Can a Roth set-up with a self-directed custodian get a real estate finder’s fee?

The context and question: A newly created Roth, set-up with a self-directed custodian for real estate and other alternative investments, enters into a purchase agreement for a residential property with an unrelated party, with a market rate price for the home purchase. The Roth account is named as the purchasing party, and the earnest money is paid from the Roth account. The close date is some months in the future.

If, prior to the close date, another completely unrelated party expresses interest in purchasing the property, and offers the Roth account a finder’s fee in return for assigning this unrelated party the purchase agreement, can the Roth accept that transaction? Without triggering UBIT or other pitfalls?

This would be a one-off or very infrequent transaction for the Roth account, which would mainly be making arms length investments in real estate and other alternative investments. The 5 year & 59.5 requirements would be observed prior to any withdrawals of finder’s fee proceeds or any resulting investment returns.

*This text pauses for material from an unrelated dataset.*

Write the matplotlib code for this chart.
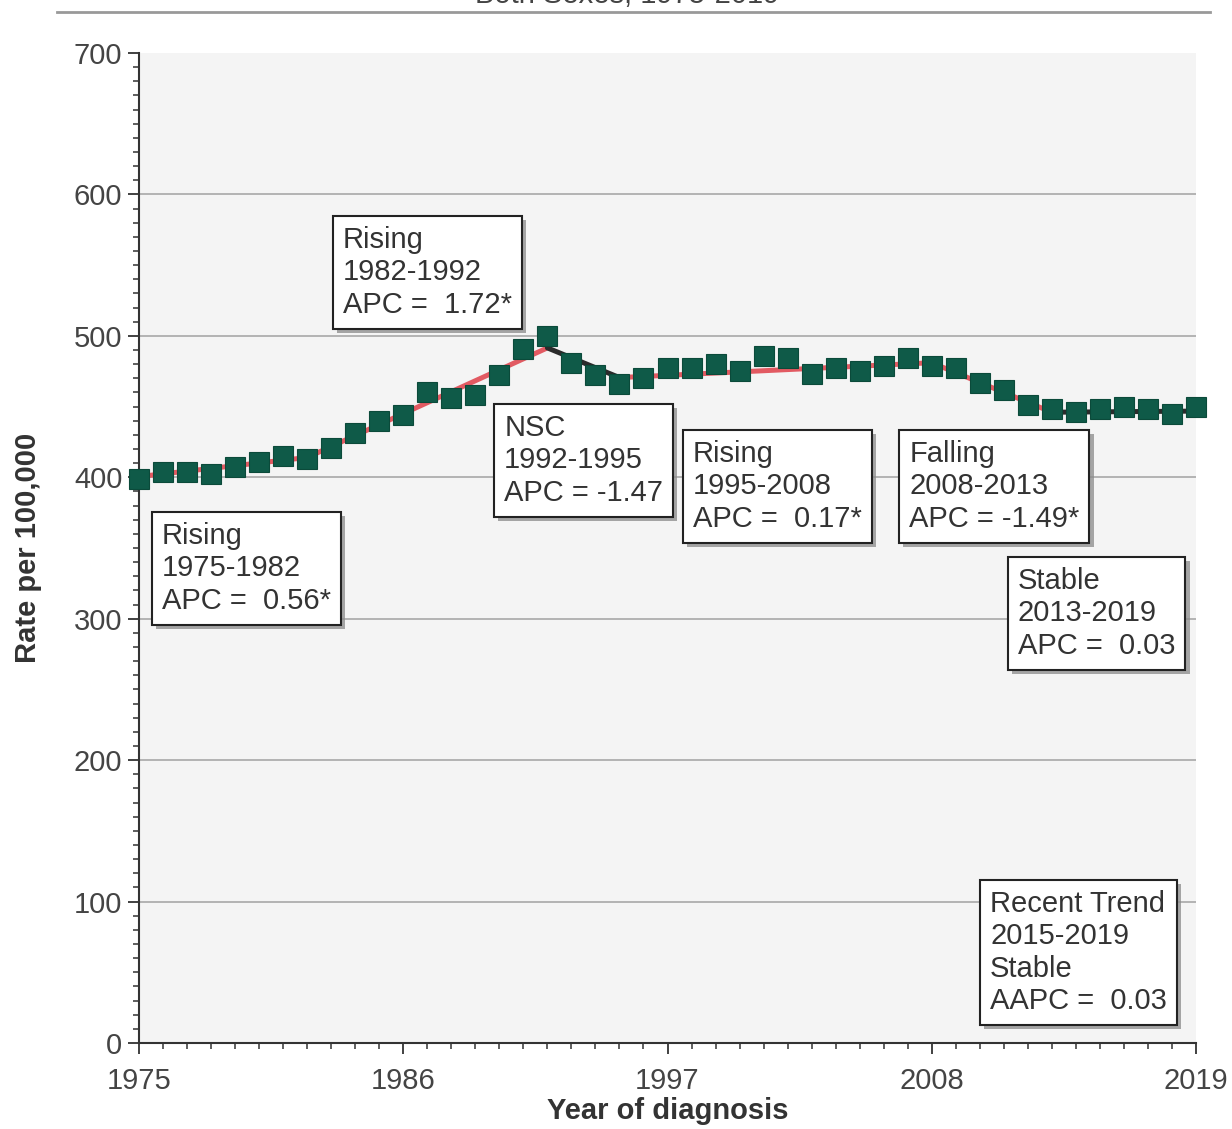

Many thanks for any guidance.



I suggest that this question be posed to the SD IRA custodian, who likely deals with real estate related prohibited transaction rules 24/7. You might also seek clarity on how the earnest money should be handled. I expect that payment of the earnest deposit is not treated as a Roth IRA distribution, and neither would the recovery of that deposit or the receipt of this finder’s fee be treated as a Roth contribution. But I defer to the experts on these questions.